_Task to carry out_:
All the data must come back unchanged, except that pictures are left out.

_Recorded information_:
****

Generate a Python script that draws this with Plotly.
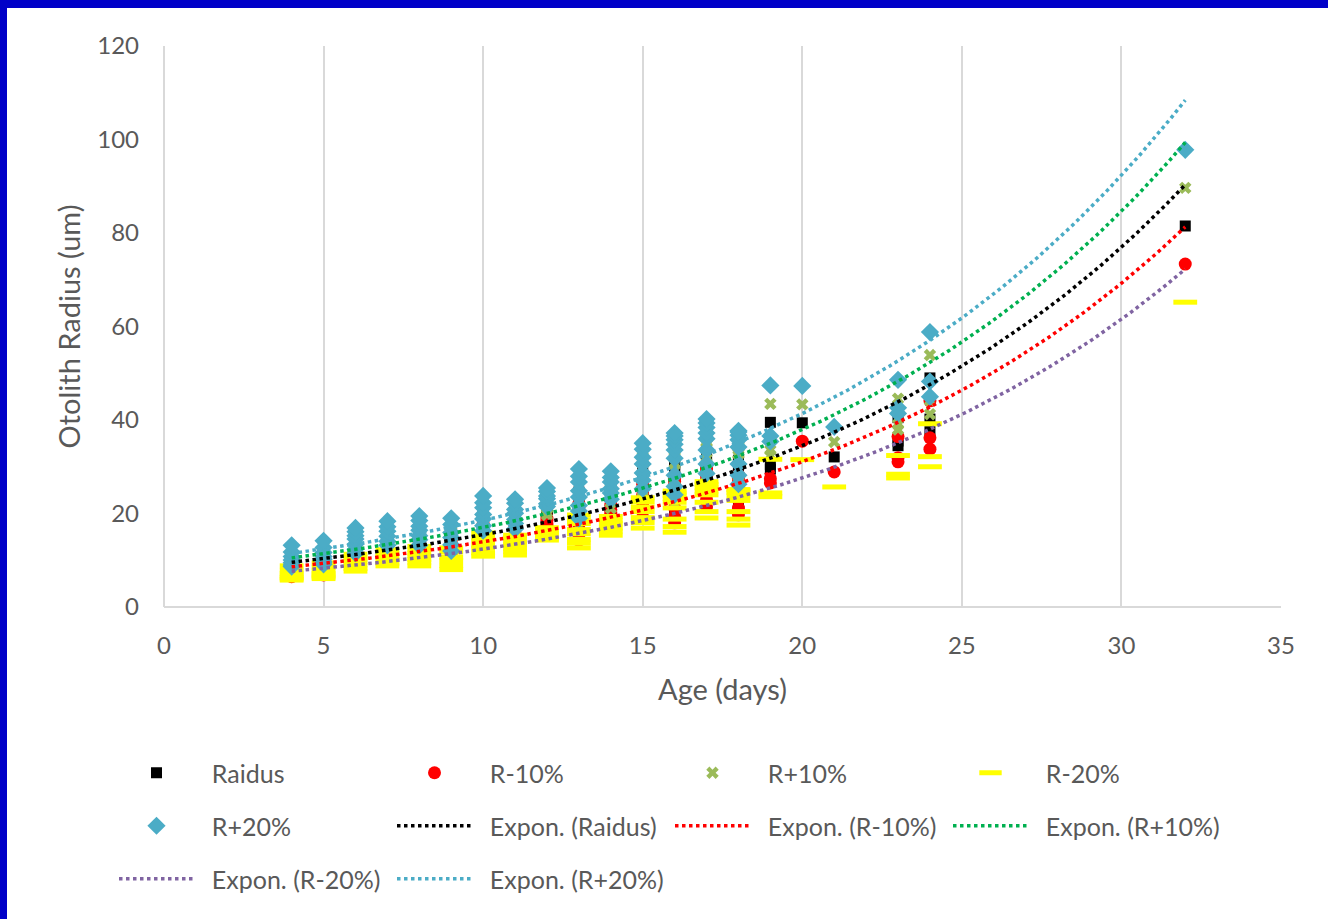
import numpy as np
import plotly.graph_objects as go

# Otolith radius (um) measured at each age (days)
radius_by_age = {
    4: [7.2, 7.5, 7.9, 8.4, 9.0, 9.8, 11.0],
    5: [7.6, 8.0, 8.5, 9.0, 9.7, 10.6, 11.8],
    6: [9.6, 10.3, 11.2, 12.1, 12.7, 13.4, 14.1],
    7: [11.0, 11.7, 12.6, 13.5, 14.3, 15.3],
    8: [11.0, 12.0, 12.7, 13.7, 14.4, 15.4, 16.2],
    9: [10.0, 11.1, 12.4, 13.3, 14.7, 15.8],
    10: [13.6, 14.5, 15.7, 16.5, 17.7, 18.6, 19.8],
    11: [13.9, 14.9, 15.6, 16.7, 17.4, 18.5, 19.2],
    12: [17.9, 18.4, 19.3, 19.8, 20.6, 21.2],
    13: [15.8, 17.1, 18.1, 19.6, 20.7, 22.3, 23.3, 24.6],
    14: [19.2, 20.3, 21.1, 22.3, 23.1, 24.2],
    15: [21.1, 22.6, 23.9, 25.5, 26.7, 28.1, 29.2],
    16: [20.0, 21.5, 23.5, 26.5, 28.0, 29.0, 29.8, 30.5, 31.0],
    17: [23.8, 25.5, 28.0, 30.0, 31.0, 32.0, 32.8, 33.5],
    18: [21.9, 23.5, 25.5, 28.5, 29.8, 30.6, 31.2, 31.4],
    19: [29.5, 30.5, 39.5],
    20: [39.4],
    21: [32.1],
    23: [34.5, 35.5, 40.5],
    24: [37.5, 40.2, 49.0],
    32: [81.5],
}

age = [a for a, vals in radius_by_age.items() for _ in vals]
radius = [v for vals in radius_by_age.values() for v in vals]

# Series are the measured radius shifted by a fixed percentage
series_names = ["Raidus", "R-10%", "R+10%", "R-20%", "R+20%"]
series_pct = [0, -10, 10, -20, 20]

marker_styles = [
    dict(symbol="square", size=11, color="#000000"),
    dict(symbol="circle", size=13, color="#FF0000"),
    dict(symbol="x", size=11, color="#9BBB59"),
    dict(symbol="line-ew", size=17, color="#FFFF00", line=dict(color="#FFFF00", width=5)),
    dict(symbol="diamond", size=14, color="#4BACC6"),
]
trend_colors = ["#000000", "#FF0000", "#00B050", "#8064A2", "#4BACC6"]

# which legend row each entry sits on
marker_legends = ["legend", "legend", "legend", "legend", "legend2"]
trend_legends = ["legend2", "legend2", "legend2", "legend3", "legend3"]

FONT = "Lato, 'Open Sans', sans-serif"
GREY = "#595959"
PAD = "\u00a0\u00a0"

fig = go.Figure()

x = np.array(age, dtype=float)
series_values = []
for name, pct in zip(series_names, series_pct):
    y = np.array(radius) * (1 + pct / 100.0)
    series_values.append(y)

for name, y, mk, lg in zip(series_names, series_values, marker_styles, marker_legends):
    fig.add_trace(go.Scatter(
        x=x, y=y, mode="markers", name=PAD + name, marker=mk, legend=lg,
        showlegend=True,
    ))

# exponential trend lines y = a*exp(b*x), least squares on ln(y)
xt = np.linspace(x.min(), x.max(), 300)
for name, y, col, lg in zip(series_names, series_values, trend_colors, trend_legends):
    b, ln_a = np.polyfit(x, np.log(y), 1)
    yt = np.exp(ln_a) * np.exp(b * xt)
    fig.add_trace(go.Scatter(
        x=xt, y=yt, mode="lines", name=PAD + f"Expon. ({name})", legend=lg,
        line=dict(color=col, width=3.5, dash="dot"),
    ))

W, H = 1328, 919
ML, MR, MT, MB = 164, 47, 46, 312
PW, PH = W - ML - MR, H - MT - MB


def px_x(p):
    return (p - ML) / PW


def px_y(p):
    return (H - MB - p) / PH


legend_common = dict(
    orientation="h", xanchor="left", yanchor="middle",
    font=dict(family=FONT, size=25, color=GREY),
    itemwidth=75, entrywidth=188, entrywidthmode="pixels",
    bgcolor="rgba(0,0,0,0)", itemclick=False, itemdoubleclick=False,
)

fig.update_layout(
    width=W, height=H,
    margin=dict(l=ML, r=MR, t=MT, b=MB, autoexpand=False),
    paper_bgcolor="#FFFFFF", plot_bgcolor="#FFFFFF",
    font=dict(family=FONT, color=GREY),
    legend=dict(legend_common, x=px_x(114), y=px_y(773)),
    legend2=dict(legend_common, x=px_x(114), y=px_y(826)),
    legend3=dict(legend_common, x=px_x(114), y=px_y(879)),
    xaxis=dict(
        range=[0, 35], dtick=5, tick0=0,
        showgrid=True, gridcolor="#D9D9D9", gridwidth=1.5,
        zeroline=True, zerolinecolor="#D9D9D9", zerolinewidth=1.5,
        showline=False, ticks="", ticklabelstandoff=22,
        tickfont=dict(family=FONT, size=24, color=GREY),
        title=dict(text="Age (days)", standoff=21,
                   font=dict(family=FONT, size=29, color=GREY)),
        automargin=False,
    ),
    yaxis=dict(
        range=[0, 120], dtick=20, tick0=0,
        showgrid=False, zeroline=True, zerolinecolor="#D9D9D9", zerolinewidth=2,
        showline=False, ticks="", ticklabelstandoff=24,
        tickfont=dict(family=FONT, size=24, color=GREY),
        title=dict(text="Otolith Radius (um)", standoff=8,
                   font=dict(family=FONT, size=29, color=GREY)),
        automargin=False,
    ),
    shapes=[
        dict(type="rect", xref="paper", yref="paper", layer="above",
             x0=px_x(-5), x1=px_x(7), y0=px_y(H + 5), y1=px_y(-5),
             fillcolor="#0000C8", line=dict(width=0)),
        dict(type="rect", xref="paper", yref="paper", layer="above",
             x0=px_x(-5), x1=px_x(W + 5), y0=px_y(8), y1=px_y(-5),
             fillcolor="#0000C8", line=dict(width=0)),
    ],
)

fig.write_html("out.html")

****

_Result for this task_:
Generate a Python script that draws this with Plotly.
import numpy as np
import plotly.graph_objects as go

# Otolith radius (um) measured at each age (days)
radius_by_age = {
    4: [7.2, 7.5, 7.9, 8.4, 9.0, 9.8, 11.0],
    5: [7.6, 8.0, 8.5, 9.0, 9.7, 10.6, 11.8],
    6: [9.6, 10.3, 11.2, 12.1, 12.7, 13.4, 14.1],
    7: [11.0, 11.7, 12.6, 13.5, 14.3, 15.3],
    8: [11.0, 12.0, 12.7, 13.7, 14.4, 15.4, 16.2],
    9: [10.0, 11.1, 12.4, 13.3, 14.7, 15.8],
    10: [13.6, 14.5, 15.7, 16.5, 17.7, 18.6, 19.8],
    11: [13.9, 14.9, 15.6, 16.7, 17.4, 18.5, 19.2],
    12: [17.9, 18.4, 19.3, 19.8, 20.6, 21.2],
    13: [15.8, 17.1, 18.1, 19.6, 20.7, 22.3, 23.3, 24.6],
    14: [19.2, 20.3, 21.1, 22.3, 23.1, 24.2],
    15: [21.1, 22.6, 23.9, 25.5, 26.7, 28.1, 29.2],
    16: [20.0, 21.5, 23.5, 26.5, 28.0, 29.0, 29.8, 30.5, 31.0],
    17: [23.8, 25.5, 28.0, 30.0, 31.0, 32.0, 32.8, 33.5],
    18: [21.9, 23.5, 25.5, 28.5, 29.8, 30.6, 31.2, 31.4],
    19: [29.5, 30.5, 39.5],
    20: [39.4],
    21: [32.1],
    23: [34.5, 35.5, 40.5],
    24: [37.5, 40.2, 49.0],
    32: [81.5],
}

age = [a for a, vals in radius_by_age.items() for _ in vals]
radius = [v for vals in radius_by_age.values() for v in vals]

# Series are the measured radius shifted by a fixed percentage
series_names = ["Raidus", "R-10%", "R+10%", "R-20%", "R+20%"]
series_pct = [0, -10, 10, -20, 20]

marker_styles = [
    dict(symbol="square", size=11, color="#000000"),
    dict(symbol="circle", size=13, color="#FF0000"),
    dict(symbol="x", size=11, color="#9BBB59"),
    dict(symbol="line-ew", size=17, color="#FFFF00", line=dict(color="#FFFF00", width=5)),
    dict(symbol="diamond", size=14, color="#4BACC6"),
]
trend_colors = ["#000000", "#FF0000", "#00B050", "#8064A2", "#4BACC6"]

# which legend row each entry sits on
marker_legends = ["legend", "legend", "legend", "legend", "legend2"]
trend_legends = ["legend2", "legend2", "legend2", "legend3", "legend3"]

FONT = "Lato, 'Open Sans', sans-serif"
GREY = "#595959"
PAD = "\u00a0\u00a0"

fig = go.Figure()

x = np.array(age, dtype=float)
series_values = []
for name, pct in zip(series_names, series_pct):
    y = np.array(radius) * (1 + pct / 100.0)
    series_values.append(y)

for name, y, mk, lg in zip(series_names, series_values, marker_styles, marker_legends):
    fig.add_trace(go.Scatter(
        x=x, y=y, mode="markers", name=PAD + name, marker=mk, legend=lg,
        showlegend=True,
    ))

# exponential trend lines y = a*exp(b*x), least squares on ln(y)
xt = np.linspace(x.min(), x.max(), 300)
for name, y, col, lg in zip(series_names, series_values, trend_colors, trend_legends):
    b, ln_a = np.polyfit(x, np.log(y), 1)
    yt = np.exp(ln_a) * np.exp(b * xt)
    fig.add_trace(go.Scatter(
        x=xt, y=yt, mode="lines", name=PAD + f"Expon. ({name})", legend=lg,
        line=dict(color=col, width=3.5, dash="dot"),
    ))

W, H = 1328, 919
ML, MR, MT, MB = 164, 47, 46, 312
PW, PH = W - ML - MR, H - MT - MB


def px_x(p):
    return (p - ML) / PW


def px_y(p):
    return (H - MB - p) / PH


legend_common = dict(
    orientation="h", xanchor="left", yanchor="middle",
    font=dict(family=FONT, size=25, color=GREY),
    itemwidth=75, entrywidth=188, entrywidthmode="pixels",
    bgcolor="rgba(0,0,0,0)", itemclick=False, itemdoubleclick=False,
)

fig.update_layout(
    width=W, height=H,
    margin=dict(l=ML, r=MR, t=MT, b=MB, autoexpand=False),
    paper_bgcolor="#FFFFFF", plot_bgcolor="#FFFFFF",
    font=dict(family=FONT, color=GREY),
    legend=dict(legend_common, x=px_x(114), y=px_y(773)),
    legend2=dict(legend_common, x=px_x(114), y=px_y(826)),
    legend3=dict(legend_common, x=px_x(114), y=px_y(879)),
    xaxis=dict(
        range=[0, 35], dtick=5, tick0=0,
        showgrid=True, gridcolor="#D9D9D9", gridwidth=1.5,
        zeroline=True, zerolinecolor="#D9D9D9", zerolinewidth=1.5,
        showline=False, ticks="", ticklabelstandoff=22,
        tickfont=dict(family=FONT, size=24, color=GREY),
        title=dict(text="Age (days)", standoff=21,
                   font=dict(family=FONT, size=29, color=GREY)),
        automargin=False,
    ),
    yaxis=dict(
        range=[0, 120], dtick=20, tick0=0,
        showgrid=False, zeroline=True, zerolinecolor="#D9D9D9", zerolinewidth=2,
        showline=False, ticks="", ticklabelstandoff=24,
        tickfont=dict(family=FONT, size=24, color=GREY),
        title=dict(text="Otolith Radius (um)", standoff=8,
                   font=dict(family=FONT, size=29, color=GREY)),
        automargin=False,
    ),
    shapes=[
        dict(type="rect", xref="paper", yref="paper", layer="above",
             x0=px_x(-5), x1=px_x(7), y0=px_y(H + 5), y1=px_y(-5),
             fillcolor="#0000C8", line=dict(width=0)),
        dict(type="rect", xref="paper", yref="paper", layer="above",
             x0=px_x(-5), x1=px_x(W + 5), y0=px_y(8), y1=px_y(-5),
             fillcolor="#0000C8", line=dict(width=0)),
    ],
)

fig.write_html("out.html")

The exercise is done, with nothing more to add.